Was what I did courageous? I hardly thought of it that way. It was exhilarating. It was remarkable. Perhaps it was brilliant. I know it was fun. But courageous? Not that I recall.
And was I wise? If that means, “Did I act because I was wise enough to know that rules could be changed?” the answer is certainly “no.” But I believed they could be changed, if we did it right. It was 1968, after all. The summer of love had faded to the summer of rage, and change was in the very air we students breathed that fall when we returned to our campuses. I hadn’t been at the Atlanta Women’s Conference, but I knew it had been important.
I hadn’t been to Chicago, to the Democratic Convention, but I had touched Bobby Kennedy’s hand as he came down the aisle when he spoke on campus the previous spring, and I’d cried when I woke up one morning that summer to hear my clock radio telling me he was dead. But I had also looked out my dorm window in the spring of 1967 and seen the National Guard tanks process by as they headed to take up their positions in Centennial Park for the night on which Martin Luther King, Jr., and Stokely Carmichael were speaking from the same stage on the Vanderbilt campus, anticipating unrest that never occurred.
Last November we elected Barak Obama, voting for “change we can believe in.” But before we could believe in it, we had to imagine it. And before we could work for it, we had to have the wisdom to recognize what could be changed. To tell the difference in what could be changed and what should be serenely accepted. Is wisdom knowledge? Or is wisdom dreaming big dreams even when those around you scoff?

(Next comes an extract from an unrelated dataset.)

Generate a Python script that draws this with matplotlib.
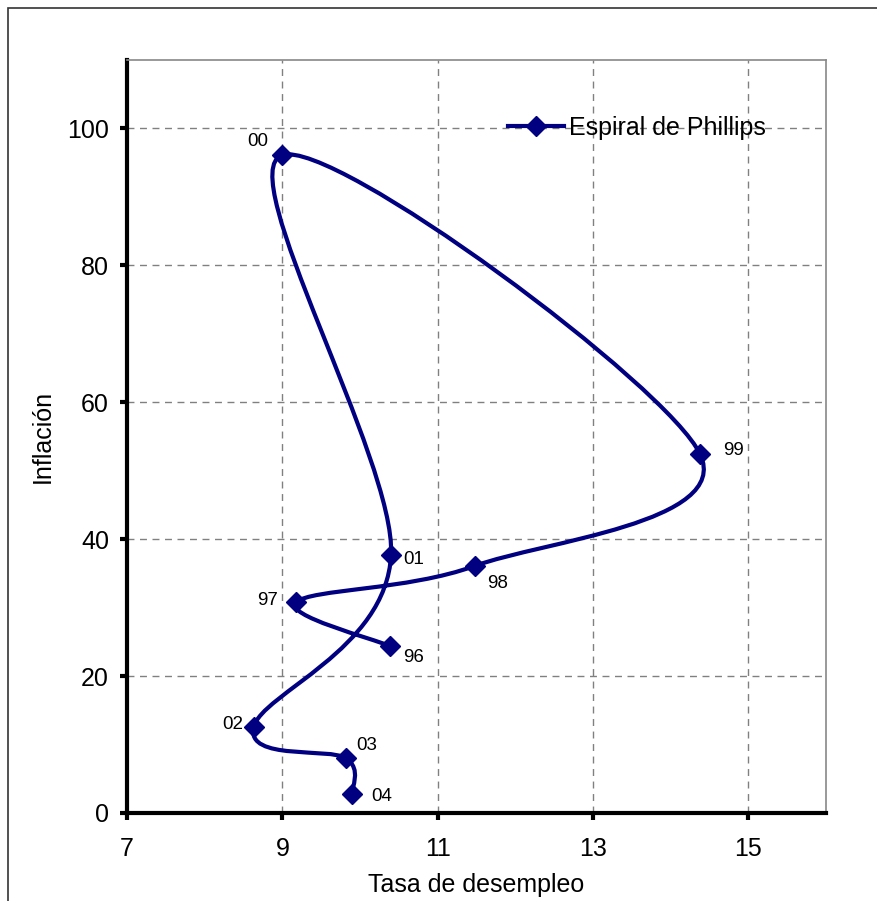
import matplotlib.pyplot as plt
import numpy as np
from matplotlib.path import Path
from matplotlib.patches import PathPatch, Rectangle
from matplotlib.lines import Line2D

plt.rcParams['font.family'] = ['Liberation Sans', 'DejaVu Sans']

# Unemployment rate vs. inflation by year
years = ['96', '97', '98', '99', '00', '01', '02', '03', '04']
desempleo = [10.38, 9.18, 11.48, 14.38, 9.0, 10.4, 8.63, 9.82, 9.9]
inflacion = [24.4, 30.8, 36.1, 52.4, 96.1, 37.7, 12.5, 8.0, 2.8]

# label offsets in points (placement only)
label_offsets = [(17, -8), (-21, 1), (16, -13), (24, 3), (-18, 10),
                 (16, -3), (-15, 2), (15, 9), (21, -2)]

navy = '#000080'

fig = plt.figure(figsize=(8.78, 9.01), dpi=100)
ax = fig.add_axes([127 / 878, 1 - 813 / 901, (826 - 127) / 878, (813 - 60) / 901])

# smoothed line through the points (Catmull-Rom style Bezier, like Excel)
pts = np.column_stack([desempleo, inflacion])
n = len(pts)
verts = [tuple(pts[0])]
codes = [Path.MOVETO]
for i in range(n - 1):
    p0 = pts[i - 1] if i > 0 else pts[i]
    p1 = pts[i]
    p2 = pts[i + 1]
    p3 = pts[i + 2] if i + 2 < n else pts[i + 1]
    c1 = p1 + (p2 - p0) / 6
    c2 = p2 - (p3 - p1) / 6
    verts += [tuple(c1), tuple(c2), tuple(p2)]
    codes += [Path.CURVE4] * 3
ax.add_patch(PathPatch(Path(verts, codes), facecolor='none', edgecolor=navy,
                       lw=3, zorder=3, capstyle='round', joinstyle='round'))
ax.plot(desempleo, inflacion, linestyle='none', marker='D', color=navy,
        markersize=10.5, zorder=4)

for x, y, lab, off in zip(desempleo, inflacion, years, label_offsets):
    ax.annotate(lab, (x, y), xytext=off, textcoords='offset points',
                ha='center', va='center', fontsize=13.5, color='black')

ax.set_xlim(7, 16)
ax.set_ylim(0, 110)
ax.set_xticks([7, 9, 11, 13, 15])
ax.set_yticks([0, 20, 40, 60, 80, 100])
ax.grid(True, color='#808080', linestyle=(0, (5, 4)), linewidth=1)
ax.set_axisbelow(True)

for s in ['top', 'right']:
    ax.spines[s].set_color('#888888')
    ax.spines[s].set_linewidth(1.2)
for s in ['left', 'bottom']:
    ax.spines[s].set_color('black')
    ax.spines[s].set_linewidth(3)
ax.tick_params(axis='both', direction='out', length=5, width=3, labelsize=18,
               top=False, right=False)
ax.tick_params(axis='x', pad=12)
ax.tick_params(axis='y', pad=8)

ax.set_xlabel('Tasa de desempleo', fontsize=18, labelpad=9)
ax.set_ylabel('Inflación', fontsize=18, labelpad=9)

handle = Line2D([], [], color=navy, lw=3, marker='D', markersize=10.5)
ax.legend([handle], ['Espiral de Phillips'], loc='center left', frameon=False,
          fontsize=18, bbox_to_anchor=((508 - 127) / 699, (813 - 128) / 753),
          borderpad=0, borderaxespad=0, handlelength=2.25, handletextpad=0.2)

# outer chart border
fig.add_artist(Rectangle((8 / 878, -0.5), 2, 0.5 + 1 - 8 / 901,
                         transform=fig.transFigure, fill=False,
                         edgecolor='#333333', lw=1.2))

fig.savefig('out.png', dpi=100)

I’m glad Rosa Parks did not serenely take her seat at the back of the bus that day in Montgomery. I’m glad I did not serenely keep following the rules laid out for women at Vanderbilt in 1968. And I’m glad the American people did not serenely accept the common wisdom that our country was not ready for a black president “yet” in 2008.

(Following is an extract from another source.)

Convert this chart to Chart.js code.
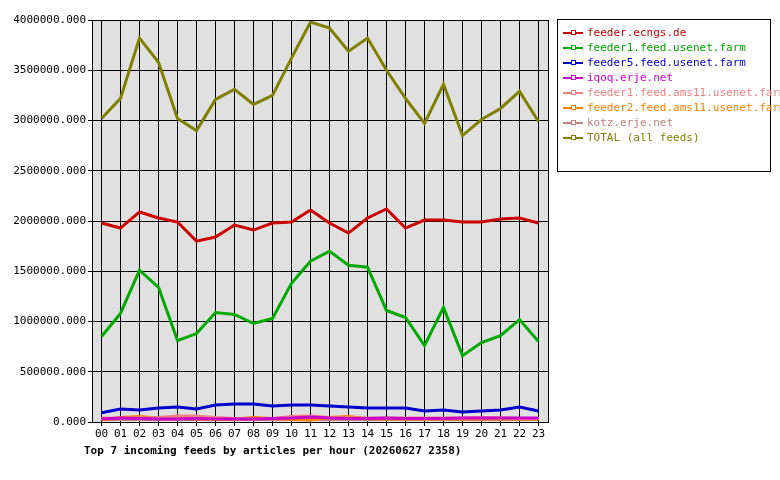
<!DOCTYPE html>
<html>
<head>
<meta charset="utf-8">
<script src="https://cdn.jsdelivr.net/npm/chart.js@4"></script>
<style>
  body { margin: 0; background: #fff; font-family: "DejaVu Sans Mono", monospace; }
  #wrap { position: relative; width: 780px; height: 480px; }
  #legend { position: absolute; left: 557px; top: 19px; width: 214px; height: 153px; border: 1px solid #000; box-sizing: border-box; padding: 5px 0 0 5px; font-size: 11px; }
  #legend div { height: 15px; line-height: 15px; white-space: nowrap; }
  #legend span.sw { display: inline-block; width: 20px; height: 2px; vertical-align: middle; margin-right: 4px; position: relative; }
  #legend span.sw i { position: absolute; left: 8px; top: -2px; width: 3px; height: 3px; border: 1px solid; background: #fff; }
  #title { position: absolute; left: 84px; top: 444px; font-size: 11px; font-weight: bold; }
</style>
</head>
<body>
<div id="wrap">
  <canvas id="feedChart" width="780" height="480"></canvas>
  <div id="legend"></div>
  <div id="title">Top 7 incoming feeds by articles per hour (20260627 2358)</div>
</div>
<script>
// hours
const hours = ['00','01','02','03','04','05','06','07','08','09','10','11','12','13','14','15','16','17','18','19','20','21','22','23'];

const ecngs = [1980000,1930000,2090000,2030000,1990000,1800000,1840000,1960000,1910000,1980000,1990000,2110000,1980000,1880000,2030000,2120000,1930000,2010000,2010000,1990000,1990000,2020000,2030000,1980000];
const feeder1 = [850000,1080000,1510000,1340000,810000,880000,1090000,1070000,980000,1030000,1380000,1600000,1700000,1560000,1540000,1110000,1040000,760000,1140000,660000,790000,860000,1020000,800000];
const feeder5 = [93000,130000,120000,140000,150000,130000,170000,180000,180000,160000,170000,170000,160000,150000,140000,140000,140000,110000,120000,100000,110000,120000,150000,110000];
const iqoq = [30000,40000,35000,30000,30000,35000,30000,30000,30000,35000,40000,50000,40000,35000,35000,40000,35000,35000,35000,40000,40000,40000,40000,40000];
const ams11a = [40000,35000,40000,45000,60000,60000,45000,35000,30000,35000,55000,60000,45000,40000,40000,40000,40000,40000,40000,40000,45000,40000,35000,35000];
const ams11b = [20000,45000,55000,40000,40000,30000,25000,30000,45000,35000,25000,20000,45000,55000,35000,30000,30000,30000,30000,30000,30000,30000,30000,30000];
const kotz = [25000,25000,25000,25000,25000,25000,25000,25000,25000,25000,25000,25000,25000,25000,25000,25000,25000,25000,25000,25000,25000,25000,25000,25000];
const total = [3020000,3220000,3820000,3580000,3020000,2900000,3210000,3310000,3160000,3250000,3620000,3980000,3920000,3690000,3820000,3500000,3220000,2970000,3360000,2850000,3010000,3120000,3290000,2990000];

const yTicks = [0,500000,1000000,1500000,2000000,2500000,3000000,3500000,4000000];

const series = [
    { label: 'feeder.ecngs.de', data: ecngs, color: '#cc0000' },
    { label: 'feeder1.feed.usenet.farm', data: feeder1, color: '#00aa00' },
    { label: 'feeder5.feed.usenet.farm', data: feeder5, color: '#0000cc' },
    { label: 'iqoq.erje.net', data: iqoq, color: '#cc00cc' },
    { label: 'feeder1.feed.ams11.usenet.farm', data: ams11a, color: '#f08080' },
    { label: 'feeder2.feed.ams11.usenet.farm', data: ams11b, color: '#ff8000' },
    { label: 'kotz.erje.net', data: kotz, color: '#c08080' },
    { label: 'TOTAL (all feeds)', data: total, color: '#808000' }
];

const legendEl = document.getElementById('legend');
series.forEach(s => {
    const row = document.createElement('div');
    row.style.color = s.color;
    row.innerHTML = '<span class="sw" style="background:' + s.color + '"><i style="border-color:' + s.color + '"></i></span>' + s.label;
    legendEl.appendChild(row);
});

const plotBg = {
    id: 'plotBg',
    beforeDraw(chart) {
        const { ctx, chartArea: a } = chart;
        ctx.save();
        ctx.fillStyle = '#e0e0e0';
        ctx.fillRect(a.left, a.top, a.right - a.left, a.bottom - a.top);
        ctx.restore();
    },
    afterDraw(chart) {
        const { ctx, chartArea: a } = chart;
        ctx.save();
        ctx.strokeStyle = '#000';
        ctx.lineWidth = 1;
        ctx.strokeRect(a.left + 0.5, a.top + 0.5, a.right - a.left, a.bottom - a.top);
        ctx.restore();
    }
};

// draw in reverse so TOTAL/ecngs sit behind small feeds like the original
const datasets = series.map(s => ({
    label: s.label,
    data: s.data,
    borderColor: s.color,
    backgroundColor: s.color,
    borderWidth: 3,
    pointRadius: 0,
    tension: 0,
    fill: false
}));

new Chart(document.getElementById('feedChart'), {
    type: 'line',
    data: { labels: hours, datasets },
    options: {
        responsive: false,
        animation: false,
        layout: { padding: { top: 20, right: 232, left: 0, bottom: 0 } },
        plugins: { legend: { display: false }, tooltip: { enabled: false } },
        scales: {
            x: {
                offset: true,
                afterFit(axis) { axis.height = 58; },
                grid: { color: '#000', drawTicks: true, tickLength: 4 },
                border: { display: false },
                ticks: { color: '#000', maxRotation: 0, autoSkip: false, padding: 2, font: { family: 'DejaVu Sans Mono', size: 11 } }
            },
            y: {
                min: 0,
                max: 4000000,
                afterFit(axis) { axis.width = 92; },
                afterBuildTicks(axis) { axis.ticks = yTicks.map(v => ({ value: v })); },
                grid: { color: '#000', tickLength: 4 },
                border: { display: false },
                ticks: {
                    color: '#000',
                    padding: 2,
                    font: { family: 'DejaVu Sans Mono', size: 11 },
                    callback: v => v.toFixed(3)
                }
            }
        }
    },
    plugins: [plotBg]
});
</script>
</body>
</html>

They say Neihbuhr prayed the “Serenity Prayer” at the end of his sermon on Practical Christianity. I’d be interested in reading that sermon. I may see if I can find it anywhere.
Who ever heard of such a thing as “practical Christianity”? How can belief in the impossible being possible be practical? How can belief that life can overcome death be “practical”? The very idea strikes me as absurd. Maybe Neihbuhr explored how one can live Christianity, as a practical matter. Maybe the sermon was really about the practice of Christianity?
Refusing to move to the back of the bus was hardly “practical” in Montgomery, Alabama, in the era of Jim Crow. “Practical” was serenely riding to work, any way you could get there, and being glad you had a job in the first place. “Practical” is “going along to get along.” Challenge to the way things are is seldom practical. It may be courageous. It may even be wise. And it may be the only way for some people to ever achieve serenity.
The wisdom to know the difference. That is the prayer I think the world needs. Otherwise we run the risk of calling something “serenity” when it should be labeled as what it truly is: giving up.